By the way, Frelick scored his touchdown in front of a standing-room-only crowd, possibly the largest to ever attend a football game in Lexington.
Following a stellar ice hockey season, Frelick took the field for the Lexington High baseball team this spring and he was “lights-out” from start to finish, leading the Minutemen to a berth in the Super 8 Tournament. He was selected the Massachusetts Gatorade Baseball Player of the Year. He was a two-time Boston Globe and Boston Herald All-Scholastic in football and a three-time All-Scholastic in baseball. He was the Globe Athlete of the Year and the Mass. Scholar-Athlete of the Year.
Frelick accepted the Gatorade Football and Baseball Awards, the multiple Middlesex League MVP Awards, and the All-Scholastic recognition in typically humble fashion.
“It was awesome to receive the awards, but I had a lot of support from my teammates, my coaches, my family, the community,” said Frelick, who is 5-foot-10. “It’s been an amazing experience. One thing that I can look back on is that I was able to play three sports and have a healthy career for four years. I know a lot of kids today play only one sport, but I was really intent on playing all three sports and I was lucky to be able to do that.”

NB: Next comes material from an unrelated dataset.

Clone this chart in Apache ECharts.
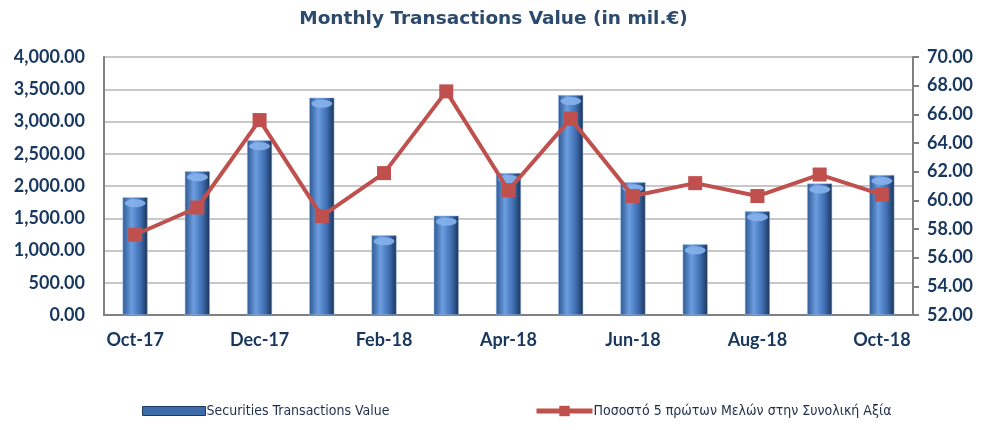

Frelick, son of University of Pittsburgh football player Jeff Frelick and Patty Frelick, is headed to Boston College on a baseball scholarship. He is projected as a middle infielder for the Eagles, who compete in the powerful Atlantic Coast Conference.
There are many sports followers who are already adding Sal Frelick to the list of the greatest athletes to ever play high school sports in Massachusetts. Harry Agganis (BU), Dick Jauron (Yale), Doug Flutie (BC), Brian St. Pierre (BC) to name a few – and now, Sal Frelick, the newest BC Eagle, deserves a spot among the true elite.
“I’ve definitely heard of Harry Agganis and know all about his entire career and what a legend he was,” said Frelick. “I think just having my name in the mix is an absolute honor among so many greats.”
Looking back on his feats of athletic splendor, the play against Everett High School (“They were like a small college team,” he recalled) remains a highlight for Frelick and the thousands who witnessed it in person.
“I like to scramble and the play was originally a pass play,” recalled Frelick. “The play broke down and I found an opening and I just ran with it. Luckily, I took it all the way.”
North Shore Navigators fans will enjoy Sal Frelick’s intense brand of baseball. And so will Boston College fans – and perhaps one day, we’ll see him at Fenway Park, hopefully wearing the hometown Red Sox uniform.